_DATA SECTION_:
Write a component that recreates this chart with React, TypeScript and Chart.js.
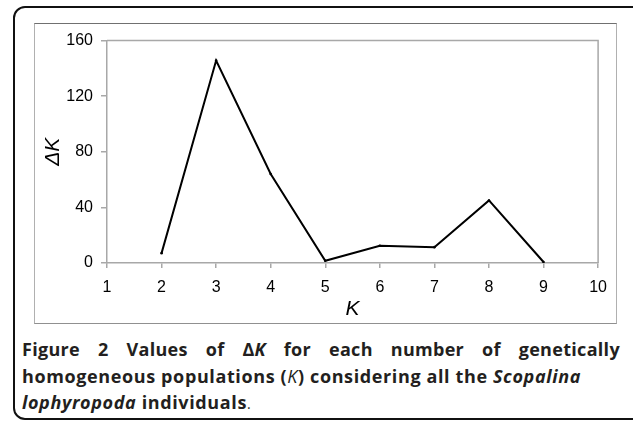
import React, { useEffect, useRef } from "react";
import { Chart, registerables } from "chart.js";

Chart.register(...registerables);

const kValues = [2, 3, 4, 5, 6, 7, 8, 9];
const deltaK = [7.1, 145.7, 64, 1.6, 12.4, 11.4, 45, 0.7];
const yTicks = [0, 40, 80, 120, 160];
const xTicks = [1, 2, 3, 4, 5, 6, 7, 8, 9, 10];

const boxPlugin = {
  id: "plotBox",
  afterDraw(chart: any) {
    const { ctx, chartArea } = chart;
    ctx.save();
    ctx.strokeStyle = "#a8a8a8";
    ctx.lineWidth = 1.5;
    ctx.beginPath();
    ctx.moveTo(chartArea.left, chartArea.top);
    ctx.lineTo(chartArea.right, chartArea.top);
    ctx.lineTo(chartArea.right, chartArea.bottom);
    ctx.stroke();
    ctx.restore();
  },
};

function DeltaKChart() {
  const ref = useRef<HTMLCanvasElement>(null);
  useEffect(() => {
    if (!ref.current) return;
    const chart = new Chart(ref.current, {
      type: "line",
      data: {
        datasets: [
          {
            data: kValues.map((k, i) => ({ x: k, y: deltaK[i] })),
            borderColor: "#000",
            backgroundColor: "#000",
            borderWidth: 2,
            pointRadius: 1.3,
            pointBorderWidth: 0,
            tension: 0,
          },
        ],
      },
      options: {
        animation: false,
        responsive: false,
        devicePixelRatio: 1,
        layout: { padding: { top: 16, right: 15, left: 0, bottom: 0 } },
        plugins: { legend: { display: false }, tooltip: { enabled: false } },
        scales: {
          x: {
            type: "linear",
            min: 1,
            max: 10,
            afterBuildTicks: (s: any) => {
              s.ticks = xTicks.map((v) => ({ value: v }));
            },
            afterFit: (s: any) => {
              s.height = 61;
            },
            border: { color: "#a8a8a8", width: 1.5 },
            grid: {
              drawOnChartArea: false,
              drawTicks: true,
              tickLength: 5,
              color: "#a8a8a8",
              lineWidth: 1.5,
            },
            ticks: {
              color: "#000",
              font: { family: "'Liberation Sans', Arial, sans-serif", size: 16 },
              padding: 10,
              maxRotation: 0,
              autoSkip: false,
            },
            title: {
              display: true,
              text: "K",
              color: "#000",
              font: { family: "'Liberation Sans', Arial, sans-serif", size: 21, style: "italic" },
              padding: { top: 0, bottom: 2 },
            },
          },
          y: {
            type: "linear",
            min: 0,
            max: 160,
            afterBuildTicks: (s: any) => {
              s.ticks = yTicks.map((v) => ({ value: v }));
            },
            afterFit: (s: any) => {
              s.width = 73;
            },
            border: { color: "#a8a8a8", width: 1.5 },
            grid: {
              drawOnChartArea: false,
              drawTicks: true,
              tickLength: 6,
              color: "#a8a8a8",
              lineWidth: 1.5,
            },
            ticks: {
              color: "#000",
              font: { family: "'Liberation Sans', Arial, sans-serif", size: 16 },
              padding: 8,
              autoSkip: false,
            },
            title: {
              display: true,
              text: "ΔK",
              color: "#000",
              font: { family: "'Liberation Sans', Arial, sans-serif", size: 21, style: "italic" },
              padding: { top: 7, bottom: 0 },
            },
          },
        },
      },
      plugins: [boxPlugin],
    } as any);
    return () => chart.destroy();
  }, []);
  return (
    <canvas
      ref={ref}
      width={583}
      height={301}
      style={{ position: "absolute", left: 34, top: 23, width: 583, height: 301 }}
    />
  );
}

export default function App() {
  const capFont = "'Open Sans', Lato, sans-serif";
  return (
    <div
      style={{
        position: "fixed",
        left: 0,
        top: 0,
        width: 633,
        height: 422,
        overflow: "hidden",
        background: "#fff",
      }}
    >
      <div
        style={{
          position: "absolute",
          left: 13,
          top: 6,
          width: 634,
          height: 414,
          border: "2px solid #111",
          borderRadius: 12,
          boxSizing: "border-box",
        }}
      />
      <div
        style={{
          position: "absolute",
          left: 34,
          top: 23,
          width: 583,
          height: 301,
          borderTop: "1.5px solid #707070",
          borderLeft: "1px solid #b0b0b0",
          borderRight: "1px solid #b0b0b0",
          borderBottom: "1.5px solid #909090",
          boxSizing: "border-box",
        }}
      />
      <DeltaKChart />
      <div
        style={{
          position: "absolute",
          left: 22,
          top: 336,
          width: 598,
          fontFamily: capFont,
          fontWeight: 700,
          fontSize: 18,
          letterSpacing: 0.62,
          lineHeight: "26.5px",
          color: "#231f20",
        }}
      >
        <div style={{ display: "flex", justifyContent: "space-between", whiteSpace: "nowrap", letterSpacing: 0.3 }}>
          <span>Figure</span>
          <span>2</span>
          <span>Values</span>
          <span>of</span>
          <span>
            Δ<i>K</i>
          </span>
          <span>for</span>
          <span>each</span>
          <span>number</span>
          <span>of</span>
          <span>genetically</span>
        </div>
        <div style={{ whiteSpace: "nowrap" }}>
          homogeneous populations (<i style={{ fontWeight: 400 }}>K</i>) considering all the <i>Scopalina</i>
        </div>
        <div style={{ whiteSpace: "nowrap" }}>
          <i>lophyropoda</i> individuals<span style={{ fontWeight: 400, fontSize: 14 }}>.</span>
        </div>
      </div>
    </div>
  );
}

_SHORT PROBLEM_: Every line is to be duplicated exactly, though pictures stay out.

_FINISHED EXERCISE_:
Write a component that recreates this chart with React, TypeScript and Chart.js.
import React, { useEffect, useRef } from "react";
import { Chart, registerables } from "chart.js";

Chart.register(...registerables);

const kValues = [2, 3, 4, 5, 6, 7, 8, 9];
const deltaK = [7.1, 145.7, 64, 1.6, 12.4, 11.4, 45, 0.7];
const yTicks = [0, 40, 80, 120, 160];
const xTicks = [1, 2, 3, 4, 5, 6, 7, 8, 9, 10];

const boxPlugin = {
  id: "plotBox",
  afterDraw(chart: any) {
    const { ctx, chartArea } = chart;
    ctx.save();
    ctx.strokeStyle = "#a8a8a8";
    ctx.lineWidth = 1.5;
    ctx.beginPath();
    ctx.moveTo(chartArea.left, chartArea.top);
    ctx.lineTo(chartArea.right, chartArea.top);
    ctx.lineTo(chartArea.right, chartArea.bottom);
    ctx.stroke();
    ctx.restore();
  },
};

function DeltaKChart() {
  const ref = useRef<HTMLCanvasElement>(null);
  useEffect(() => {
    if (!ref.current) return;
    const chart = new Chart(ref.current, {
      type: "line",
      data: {
        datasets: [
          {
            data: kValues.map((k, i) => ({ x: k, y: deltaK[i] })),
            borderColor: "#000",
            backgroundColor: "#000",
            borderWidth: 2,
            pointRadius: 1.3,
            pointBorderWidth: 0,
            tension: 0,
          },
        ],
      },
      options: {
        animation: false,
        responsive: false,
        devicePixelRatio: 1,
        layout: { padding: { top: 16, right: 15, left: 0, bottom: 0 } },
        plugins: { legend: { display: false }, tooltip: { enabled: false } },
        scales: {
          x: {
            type: "linear",
            min: 1,
            max: 10,
            afterBuildTicks: (s: any) => {
              s.ticks = xTicks.map((v) => ({ value: v }));
            },
            afterFit: (s: any) => {
              s.height = 61;
            },
            border: { color: "#a8a8a8", width: 1.5 },
            grid: {
              drawOnChartArea: false,
              drawTicks: true,
              tickLength: 5,
              color: "#a8a8a8",
              lineWidth: 1.5,
            },
            ticks: {
              color: "#000",
              font: { family: "'Liberation Sans', Arial, sans-serif", size: 16 },
              padding: 10,
              maxRotation: 0,
              autoSkip: false,
            },
            title: {
              display: true,
              text: "K",
              color: "#000",
              font: { family: "'Liberation Sans', Arial, sans-serif", size: 21, style: "italic" },
              padding: { top: 0, bottom: 2 },
            },
          },
          y: {
            type: "linear",
            min: 0,
            max: 160,
            afterBuildTicks: (s: any) => {
              s.ticks = yTicks.map((v) => ({ value: v }));
            },
            afterFit: (s: any) => {
              s.width = 73;
            },
            border: { color: "#a8a8a8", width: 1.5 },
            grid: {
              drawOnChartArea: false,
              drawTicks: true,
              tickLength: 6,
              color: "#a8a8a8",
              lineWidth: 1.5,
            },
            ticks: {
              color: "#000",
              font: { family: "'Liberation Sans', Arial, sans-serif", size: 16 },
              padding: 8,
              autoSkip: false,
            },
            title: {
              display: true,
              text: "ΔK",
              color: "#000",
              font: { family: "'Liberation Sans', Arial, sans-serif", size: 21, style: "italic" },
              padding: { top: 7, bottom: 0 },
            },
          },
        },
      },
      plugins: [boxPlugin],
    } as any);
    return () => chart.destroy();
  }, []);
  return (
    <canvas
      ref={ref}
      width={583}
      height={301}
      style={{ position: "absolute", left: 34, top: 23, width: 583, height: 301 }}
    />
  );
}

export default function App() {
  const capFont = "'Open Sans', Lato, sans-serif";
  return (
    <div
      style={{
        position: "fixed",
        left: 0,
        top: 0,
        width: 633,
        height: 422,
        overflow: "hidden",
        background: "#fff",
      }}
    >
      <div
        style={{
          position: "absolute",
          left: 13,
          top: 6,
          width: 634,
          height: 414,
          border: "2px solid #111",
          borderRadius: 12,
          boxSizing: "border-box",
        }}
      />
      <div
        style={{
          position: "absolute",
          left: 34,
          top: 23,
          width: 583,
          height: 301,
          borderTop: "1.5px solid #707070",
          borderLeft: "1px solid #b0b0b0",
          borderRight: "1px solid #b0b0b0",
          borderBottom: "1.5px solid #909090",
          boxSizing: "border-box",
        }}
      />
      <DeltaKChart />
      <div
        style={{
          position: "absolute",
          left: 22,
          top: 336,
          width: 598,
          fontFamily: capFont,
          fontWeight: 700,
          fontSize: 18,
          letterSpacing: 0.62,
          lineHeight: "26.5px",
          color: "#231f20",
        }}
      >
        <div style={{ display: "flex", justifyContent: "space-between", whiteSpace: "nowrap", letterSpacing: 0.3 }}>
          <span>Figure</span>
          <span>2</span>
          <span>Values</span>
          <span>of</span>
          <span>
            Δ<i>K</i>
          </span>
          <span>for</span>
          <span>each</span>
          <span>number</span>
          <span>of</span>
          <span>genetically</span>
        </div>
        <div style={{ whiteSpace: "nowrap" }}>
          homogeneous populations (<i style={{ fontWeight: 400 }}>K</i>) considering all the <i>Scopalina</i>
        </div>
        <div style={{ whiteSpace: "nowrap" }}>
          <i>lophyropoda</i> individuals<span style={{ fontWeight: 400, fontSize: 14 }}>.</span>
        </div>
      </div>
    </div>
  );
}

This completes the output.